A new patent from Apple details how devices with an OLED screen can provide Touch ID-like functionality across any point of the display's "active area." Among the examples of the method's application, Apple describes a laptop — and this follows the recent hint of a touchscreen MacBook Pro in another recent patent.
"This relates to a touch screen and, more particularly, to a touch screen configured for optical touch sensing and user identification using organic light emitting diodes (OLEDs)," says Apple in US Patent No 10,541,280, "OLED based touch sensing and user identification."
"Touch screens, in particular, are becoming increasingly popular because of their ease and versatility of operation as well as their declining price," it continues. "Touch screens can include a touch sensor and a display device positioned partially or fully behind the touch sensor so that the touch-sensitive surface can cover at least a portion of the active area of the display device."
While listing other technologies that can be used for touchscreens, such as LCDs, the patent says that OLED has clear advantages.
"OLEDs, for example, can provide a flat or flexible display in a relatively thin package that can be suitable for use in a variety of portable electronic devices," it says. "In addition, OLED displays can display brighter and more vibrant images in a thinner and lighter package compared to LCD displays, making them suitable for use in compact portable electronic devices."
The drawings accompanying the patent include one showing a laptop with a touchscreen, although the accompanying text instead describes a "personal computer... (e.g., a tablet computer or desktop computer)."
With any type of device, the patent describes how the user or other objects can be identified "based on its optical properties."
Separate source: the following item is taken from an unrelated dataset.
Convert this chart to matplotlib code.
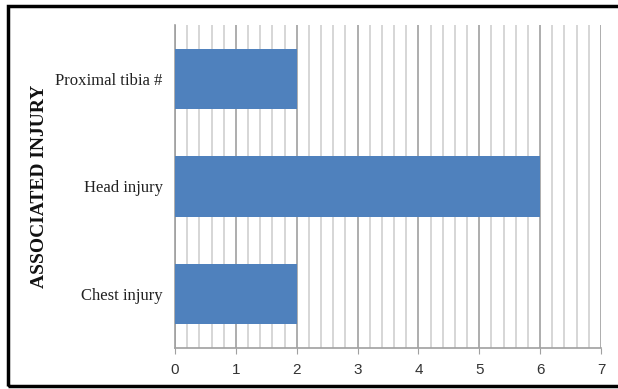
import matplotlib.pyplot as plt
from matplotlib.patches import Rectangle
import numpy as np

categories = ["Chest injury", "Head injury", "Proximal tibia #"]
counts = [2, 6, 2]
x_ticks = [0, 1, 2, 3, 4, 5, 6, 7]

W, H = 618, 389
fig = plt.figure(figsize=(W / 100, H / 100), dpi=100)
plt.rcParams['font.family'] = ['Liberation Serif', 'DejaVu Serif']

# plot area in pixel coordinates
left, right, top, bottom = 175, 601, 25, 348
ax = fig.add_axes([left / W, 1 - bottom / H, (right - left) / W, (bottom - top) / H])

ypos = np.arange(len(categories))
ax.barh(ypos, counts, height=0.56, color='#4f81bd', zorder=3)

ax.set_xlim(0, 7)
ax.set_ylim(-0.5, 2.5)
ax.set_xticks(x_ticks)
ax.set_xticks(np.arange(0, 7.01, 0.2), minor=True)
ax.set_yticks(ypos)
ax.set_yticklabels(categories, fontsize=12, color='#222222')
ax.set_xticklabels([str(t) for t in x_ticks], fontsize=11, color='#333333',
                   family=['Liberation Sans', 'DejaVu Sans'])

ax.grid(axis='x', which='minor', color='#d0d0d0', linewidth=1.2, zorder=0)
ax.grid(axis='x', which='major', color='#a0a0a0', linewidth=1.2, zorder=1)
ax.tick_params(axis='x', which='major', length=4, color='#a0a0a0', pad=7)
ax.tick_params(axis='x', which='minor', length=0)
ax.tick_params(axis='y', length=0, pad=9)
for s in ['top', 'right']:
    ax.spines[s].set_visible(False)
ax.spines['left'].set_color('#a0a0a0')
ax.spines['bottom'].set_color('#a0a0a0')
ax.spines['left'].set_linewidth(1.2)
ax.spines['bottom'].set_linewidth(1.2)

fig.text(40 / W, 1 - 186 / H, "ASSOCIATED INJURY", rotation=90, fontsize=14,
         fontweight='bold', ha='center', va='center', color='#111111')

# outer frame
fig.patches.append(Rectangle((8 / W, 1 - 386 / H), 640 / W, 380 / H,
                             transform=fig.transFigure, fill=False,
                             edgecolor='black', linewidth=2.5))

fig.savefig('out.png', dpi=100)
"For example, water can have an absorption band around 1700 nm, whereas a finger object can have an absorption band around 1000-1500 nm," it says. "In some examples, water... and object... can have different spectral 'fingerprints.' A spectral fingerprint can include the absorbance (or reflectance) values across a spectrum of wavelength (e.g., visible range)."
"Based on the frequency of the reflected light or spectral 'fingerprint' detected by the plurality of OLEDs, a processor or controller can determine the type of object," it continues.
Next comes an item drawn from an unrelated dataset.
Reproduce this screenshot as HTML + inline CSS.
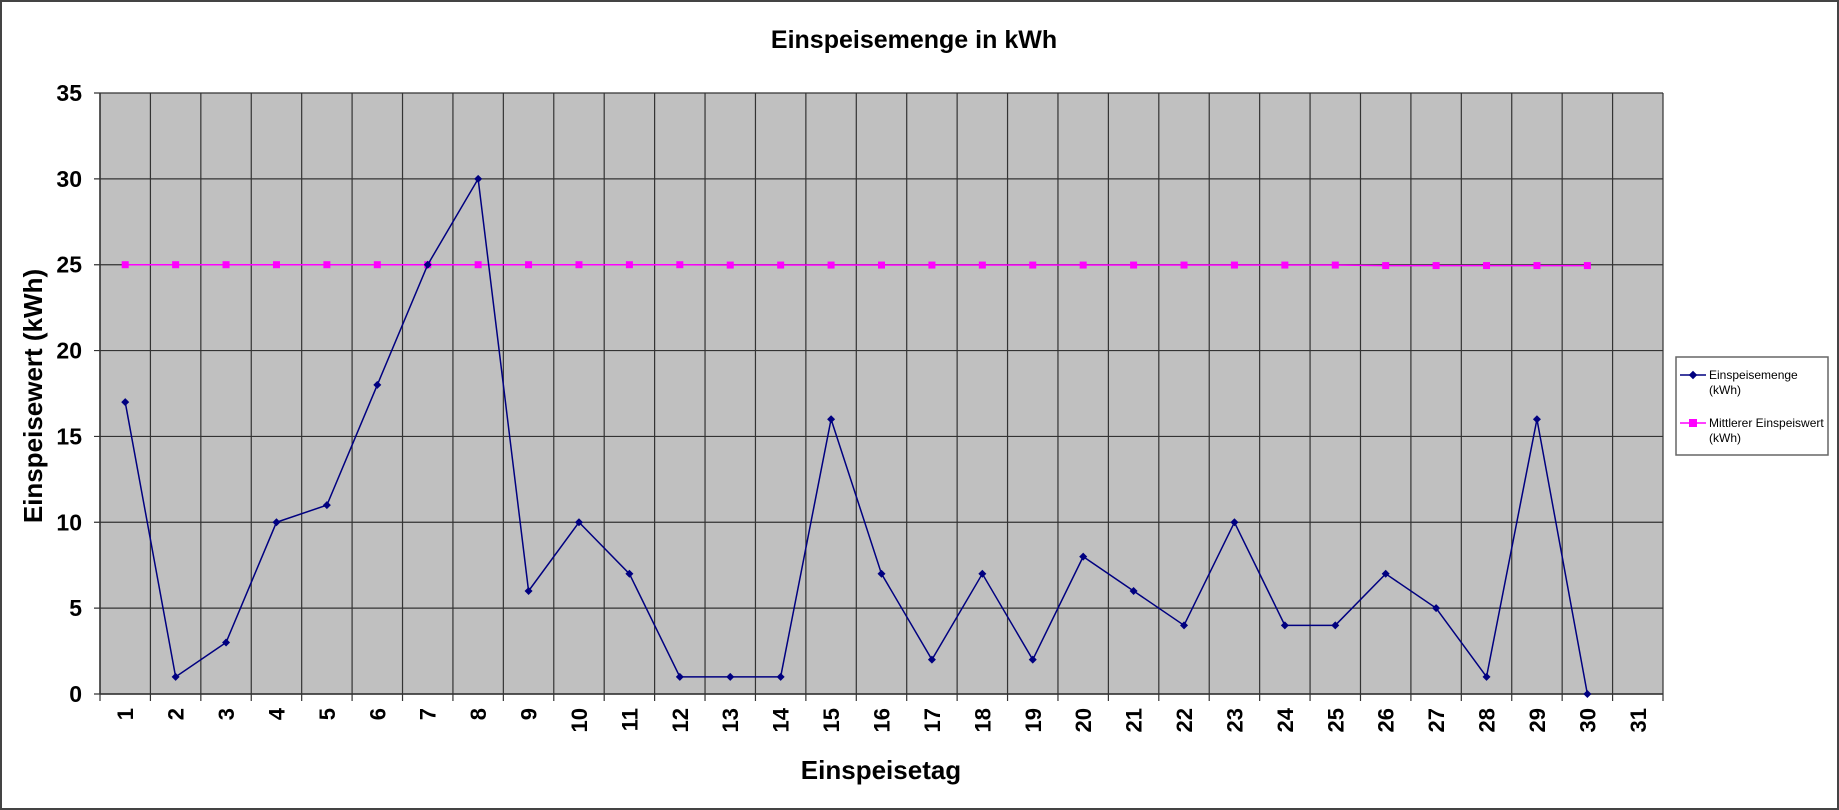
<!DOCTYPE html>
<html><head><meta charset="utf-8"><style>
body{margin:0;background:#fff;}
svg{display:block;font-family:"Liberation Sans",Arial,sans-serif;}
</style></head><body>
<svg id="chart" width="1839" height="810">
<rect x="1" y="1" width="1837" height="808" fill="#fff" stroke="#444" stroke-width="2"/>
<text x="914" y="48" text-anchor="middle" font-size="25" font-weight="bold">Einspeisemenge in kWh</text>
<rect x="100" y="93" width="1563" height="601" fill="#c0c0c0"/>
<g id="grid"></g>
<g id="series"></g>
<text transform="translate(42,396) rotate(-90)" text-anchor="middle" font-size="26" font-weight="bold">Einspeisewert  (kWh)</text>
<text x="881" y="779" text-anchor="middle" font-size="26" font-weight="bold">Einspeisetag</text>
<g>
<rect x="1676" y="357" width="152" height="98" fill="#fff" stroke="#666" stroke-width="1.5"/>
<line x1="1680" y1="375" x2="1706" y2="375" stroke="#000080" stroke-width="1.5"/>
<rect x="1690" y="372" width="6" height="6" fill="#000080" transform="rotate(45 1693 375)"/>
<text x="1709" y="379" font-size="12" fill="#000"><tspan>Einspeisemenge</tspan><tspan x="1709" dy="15">(kWh)</tspan></text>
<line x1="1680" y1="423" x2="1706" y2="423" stroke="#ff00ff" stroke-width="1.5"/>
<rect x="1689" y="419" width="8" height="8" fill="#ff00ff"/>
<text x="1709" y="427" font-size="12" fill="#000"><tspan>Mittlerer Einspeiswert</tspan><tspan x="1709" dy="15">(kWh)</tspan></text>
</g>
</svg>
<script>
const categories=[1,2,3,4,5,6,7,8,9,10,11,12,13,14,15,16,17,18,19,20,21,22,23,24,25,26,27,28,29,30,31];
const einspeisemenge=[17,1,3,10,11,18,25,30,6,10,7,1,1,1,16,7,2,7,2,8,6,4,10,4,4,7,5,1,16,0];
const mittel=[25,25,25,25,25,25,25,25,25,25,25,25,24.98,24.98,24.98,24.98,24.98,24.98,24.98,24.98,24.98,24.98,24.98,24.98,24.98,24.95,24.95,24.95,24.95,24.95];
const yTicks=[0,5,10,15,20,25,30,35];
const NS='http://www.w3.org/2000/svg';
const L=100,R=1663,T=93,B=694,yMax=35;
const cw=(R-L)/categories.length;
function xs(i){return L+cw*(i+0.5);}
function ys(v){return B-(v/yMax)*(B-T);}
function mk(tag,attrs,parent){const e=document.createElementNS(NS,tag);for(const k in attrs)e.setAttribute(k,attrs[k]);parent.appendChild(e);return e;}
const grid=document.getElementById('grid'),ser=document.getElementById('series');
yTicks.forEach(v=>{
 const y=ys(v);
 const l=mk('line',{x1:L-6,x2:R,y1:y,y2:y,stroke:'#333','stroke-width':1.2},grid);
 
 
 const t=mk('text',{x:82,y:y+8,'text-anchor':'end','font-size':23,'font-weight':'bold'},grid);
 t.textContent=v;
 
 
});
for(let i=0;i<=categories.length;i++){
 const x=L+cw*i;
 const l=mk('line',{x1:x,x2:x,y1:T,y2:B+7,stroke:'#333','stroke-width':1.2},grid);
 
 
}
categories.forEach((c,i)=>{
 const x=xs(i);
 const t=mk('text',{transform:`translate(${x+8},${708}) rotate(-90)`,'text-anchor':'end','font-size':22,'font-weight':'bold'},grid);
 t.textContent=c;
 
 
});
mk('line',{x1:L,x2:L,y1:T,y2:B,stroke:'#333','stroke-width':1.5},grid);
mk('line',{x1:L,x2:R,y1:B,y2:B,stroke:'#333','stroke-width':1.5},grid);
const pm=mk('polyline',{points:mittel.map((v,i)=>xs(i)+','+ys(v)).join(' '),fill:'none',stroke:'#ff00ff','stroke-width':1.5},ser);


mittel.forEach((v,i)=>{
 const r=mk('rect',{x:xs(i)-3.5,y:ys(v)-3.5,width:7,height:7,fill:'#ff00ff'},ser);
 
 
});
const pe=mk('polyline',{points:einspeisemenge.map((v,i)=>xs(i)+','+ys(v)).join(' '),fill:'none',stroke:'#000080','stroke-width':1.5},ser);


einspeisemenge.forEach((v,i)=>{
 const x=xs(i),y=ys(v);
 const r=mk('polygon',{points:`${x},${y-4} ${x+4},${y} ${x},${y+4} ${x-4},${y}`,fill:'#000080'},ser);
 
 
});
</script>
</body></html>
The "plurality" of OLEDs is to do with how one or more than display an image, emit light for this optical touch sensing, and even detect reflections of that emitted light.
"[An] approximate touch location can be determined by capacitive touch sensors, and one or more finer details can be resolved by optical touch sensors. The touch screen can include a spatial filter configured to focus light emitted from the OLEDs and/or reflected light detected by the OLEDs for improved optical touch sensing. Emitted light can reflect off an object (e.g., a finger) touching or hovering proximate to the touch screen, for example."
So as well as identifying the user, such a system could interpret a hovering action as well.
The two credited inventors, Christoph H. Krah and Kingsuk Brahma, have between them around 80 patents. Very many of them are concerned with touch displays, including systems for proximity and multi-touch sensor detection, plus power management for touch controllers.
This is not the first time that Apple has filed a patent regarding a whole-display Touch ID. A previous application included the use of acoustic imaging to achieve identification.